WHAT YOU NEED TO DO: Retype each line exactly. Skip images.

RAW DATA:
■ ■ ■ ■ ■

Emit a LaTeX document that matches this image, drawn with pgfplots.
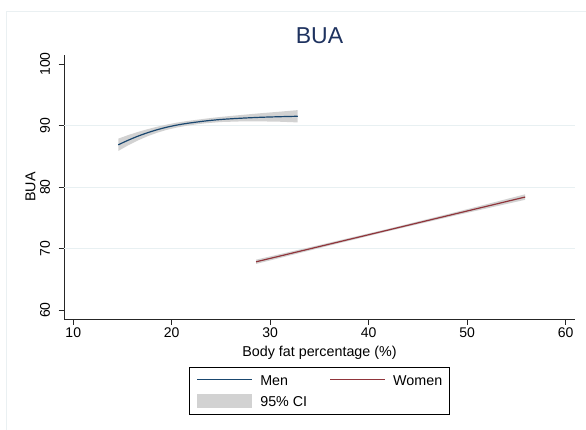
\documentclass[border=0pt]{standalone}
\usepackage{pgfplots}
\pgfplotsset{compat=1.18}
\usepackage{fontspec}
\setmainfont{Liberation Sans}
\definecolor{stnavy}{RGB}{26,71,111}
\definecolor{stmaroon}{RGB}{144,53,59}
\definecolor{cigray}{RGB}{210,210,210}
\definecolor{gridc}{RGB}{232,240,242}
\definecolor{titlec}{RGB}{30,50,95}
\definecolor{framec}{RGB}{234,240,242}
\begin{document}
\begin{tikzpicture}[x=1pt,y=1pt]
\begin{axis}[
  scale only axis,
  width=510.4pt, height=264pt,
  xmin=9.09, xmax=60.93, ymin=58.54, ymax=101.46,
  axis x line=bottom, axis y line=left,
  axis line style={-, line width=0.8pt, black!85},
  xtick={10,20,...,60}, ytick={60,70,...,100},
  tick align=outside, major tick length=5.7pt,
  tick style={line width=0.8pt, black!85},
  /pgf/number format/assume math mode=true,
  ticklabel style={font=\fontsize{14}{16}\selectfont, inner sep=0pt},
  xticklabel style={yshift=-2.6pt, anchor=north},
  yticklabel style={xshift=-8.3pt, rotate=90, anchor=south},
  extra y ticks={70,80,90}, extra y tick labels={},
  extra y tick style={grid=major, major tick length=0pt},
  major grid style={gridc, line width=0.8pt},
  title={\color{titlec}BUA},
  title style={at={(axis description cs:0.5,1.021)}, anchor=base, font=\fontsize{23}{26}\selectfont},
  xlabel={Body fat percentage (\%)},
  xlabel style={at={(axis description cs:0.5,-0.142)}, anchor=base, font=\fontsize{14.3}{16}\selectfont},
  ylabel={BUA},
  ylabel style={at={(axis description cs:-0.0568,0.5)}, anchor=base, font=\fontsize{14.3}{16}\selectfont},
  legend columns=2,
  legend style={at={(axis description cs:0.5,-0.183)}, anchor=north,
    draw=black, line width=0.8pt, inner xsep=7.3pt, inner ysep=7pt,
    font=\fontsize{14.3}{16}\selectfont,
    nodes={inner sep=0pt, text height=10.3pt, text depth=0pt},
    row sep=8.85pt,
    /tikz/every odd column/.append style={column sep=8pt},
    /tikz/every even column/.append style={column sep=22.5pt}},
  legend cell align=left,
]
\coordinate (sw) at (rel axis cs:0,0);
\addplot[fill=cigray, draw=none, forget plot] coordinates {
(14.57,87.86) (15.5,88.40) (16.5,88.92) (17.5,89.38) (18.5,89.79) (19.5,90.15) (20.5,90.46) (21.5,90.71) (22.5,90.92) (23.5,91.13) (25,91.40) (27,91.70) (29,91.99) (31,92.25) (32.8,92.50)
(32.8,90.50) (31,90.61) (29,90.67) (27,90.66) (25,90.56) (23.5,90.37) (22.5,90.18) (21.5,89.95) (20.5,89.66) (19.5,89.29) (18.5,88.81) (17.5,88.22) (16.5,87.52) (15.5,86.70) (14.57,85.86)
} -- cycle;
\addplot[fill=cigray, draw=none, forget plot] coordinates {
(28.57,68.19) (35,70.57) (42,73.21) (49,75.98) (55.9,78.82)
(55.9,77.92) (49,75.44) (42,72.81) (35,70.07) (28.57,67.49)
} -- cycle;
\addplot[stnavy, line width=1.2pt, smooth,
  legend image code/.code={\path[fill=stnavy, draw=none] (0pt,-0.1pt) rectangle (55.5pt,1.2pt);}] coordinates {
(14.57,86.86) (15.5,87.55) (16.5,88.22) (17.5,88.80) (18.5,89.30) (19.5,89.72) (20.5,90.06) (21.5,90.33) (22.5,90.55) (23.5,90.75) (25,90.98) (27,91.18) (29,91.33) (31,91.43) (32.8,91.50)
};
\addlegendentry{Men}
\addplot[stmaroon, line width=1.2pt,
  legend image code/.code={\path[fill=stmaroon, draw=none] (0pt,-0.1pt) rectangle (55.5pt,1.2pt);}] coordinates {
(28.57,67.84) (35,70.32) (42,73.01) (49,75.71) (55.9,78.37)
};
\addlegendentry{Women}
\addlegendimage{legend image code/.code={\path[fill=cigray, draw=none] (0pt,-7pt) rectangle (55.5pt,7pt);}}
\addlegendentry{95\% CI}
\end{axis}
\draw[framec, line width=0.8pt] ([shift={(-58.3,-130)}]sw) -- ([shift={(-58.3,308)}]sw) -- ([shift={(540,308)}]sw);
\pgfresetboundingbox
\path[use as bounding box] ([shift={(-64.3,-110)}]sw) rectangle ([shift={(521.7,319)}]sw);
\end{tikzpicture}
\end{document}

■ ■ ■ ■ ■

EXERCISE RESULT:
Emit a LaTeX document that matches this image, drawn with pgfplots.
\documentclass[border=0pt]{standalone}
\usepackage{pgfplots}
\pgfplotsset{compat=1.18}
\usepackage{fontspec}
\setmainfont{Liberation Sans}
\definecolor{stnavy}{RGB}{26,71,111}
\definecolor{stmaroon}{RGB}{144,53,59}
\definecolor{cigray}{RGB}{210,210,210}
\definecolor{gridc}{RGB}{232,240,242}
\definecolor{titlec}{RGB}{30,50,95}
\definecolor{framec}{RGB}{234,240,242}
\begin{document}
\begin{tikzpicture}[x=1pt,y=1pt]
\begin{axis}[
  scale only axis,
  width=510.4pt, height=264pt,
  xmin=9.09, xmax=60.93, ymin=58.54, ymax=101.46,
  axis x line=bottom, axis y line=left,
  axis line style={-, line width=0.8pt, black!85},
  xtick={10,20,...,60}, ytick={60,70,...,100},
  tick align=outside, major tick length=5.7pt,
  tick style={line width=0.8pt, black!85},
  /pgf/number format/assume math mode=true,
  ticklabel style={font=\fontsize{14}{16}\selectfont, inner sep=0pt},
  xticklabel style={yshift=-2.6pt, anchor=north},
  yticklabel style={xshift=-8.3pt, rotate=90, anchor=south},
  extra y ticks={70,80,90}, extra y tick labels={},
  extra y tick style={grid=major, major tick length=0pt},
  major grid style={gridc, line width=0.8pt},
  title={\color{titlec}BUA},
  title style={at={(axis description cs:0.5,1.021)}, anchor=base, font=\fontsize{23}{26}\selectfont},
  xlabel={Body fat percentage (\%)},
  xlabel style={at={(axis description cs:0.5,-0.142)}, anchor=base, font=\fontsize{14.3}{16}\selectfont},
  ylabel={BUA},
  ylabel style={at={(axis description cs:-0.0568,0.5)}, anchor=base, font=\fontsize{14.3}{16}\selectfont},
  legend columns=2,
  legend style={at={(axis description cs:0.5,-0.183)}, anchor=north,
    draw=black, line width=0.8pt, inner xsep=7.3pt, inner ysep=7pt,
    font=\fontsize{14.3}{16}\selectfont,
    nodes={inner sep=0pt, text height=10.3pt, text depth=0pt},
    row sep=8.85pt,
    /tikz/every odd column/.append style={column sep=8pt},
    /tikz/every even column/.append style={column sep=22.5pt}},
  legend cell align=left,
]
\coordinate (sw) at (rel axis cs:0,0);
\addplot[fill=cigray, draw=none, forget plot] coordinates {
(14.57,87.86) (15.5,88.40) (16.5,88.92) (17.5,89.38) (18.5,89.79) (19.5,90.15) (20.5,90.46) (21.5,90.71) (22.5,90.92) (23.5,91.13) (25,91.40) (27,91.70) (29,91.99) (31,92.25) (32.8,92.50)
(32.8,90.50) (31,90.61) (29,90.67) (27,90.66) (25,90.56) (23.5,90.37) (22.5,90.18) (21.5,89.95) (20.5,89.66) (19.5,89.29) (18.5,88.81) (17.5,88.22) (16.5,87.52) (15.5,86.70) (14.57,85.86)
} -- cycle;
\addplot[fill=cigray, draw=none, forget plot] coordinates {
(28.57,68.19) (35,70.57) (42,73.21) (49,75.98) (55.9,78.82)
(55.9,77.92) (49,75.44) (42,72.81) (35,70.07) (28.57,67.49)
} -- cycle;
\addplot[stnavy, line width=1.2pt, smooth,
  legend image code/.code={\path[fill=stnavy, draw=none] (0pt,-0.1pt) rectangle (55.5pt,1.2pt);}] coordinates {
(14.57,86.86) (15.5,87.55) (16.5,88.22) (17.5,88.80) (18.5,89.30) (19.5,89.72) (20.5,90.06) (21.5,90.33) (22.5,90.55) (23.5,90.75) (25,90.98) (27,91.18) (29,91.33) (31,91.43) (32.8,91.50)
};
\addlegendentry{Men}
\addplot[stmaroon, line width=1.2pt,
  legend image code/.code={\path[fill=stmaroon, draw=none] (0pt,-0.1pt) rectangle (55.5pt,1.2pt);}] coordinates {
(28.57,67.84) (35,70.32) (42,73.01) (49,75.71) (55.9,78.37)
};
\addlegendentry{Women}
\addlegendimage{legend image code/.code={\path[fill=cigray, draw=none] (0pt,-7pt) rectangle (55.5pt,7pt);}}
\addlegendentry{95\% CI}
\end{axis}
\draw[framec, line width=0.8pt] ([shift={(-58.3,-130)}]sw) -- ([shift={(-58.3,308)}]sw) -- ([shift={(540,308)}]sw);
\pgfresetboundingbox
\path[use as bounding box] ([shift={(-64.3,-110)}]sw) rectangle ([shift={(521.7,319)}]sw);
\end{tikzpicture}
\end{document}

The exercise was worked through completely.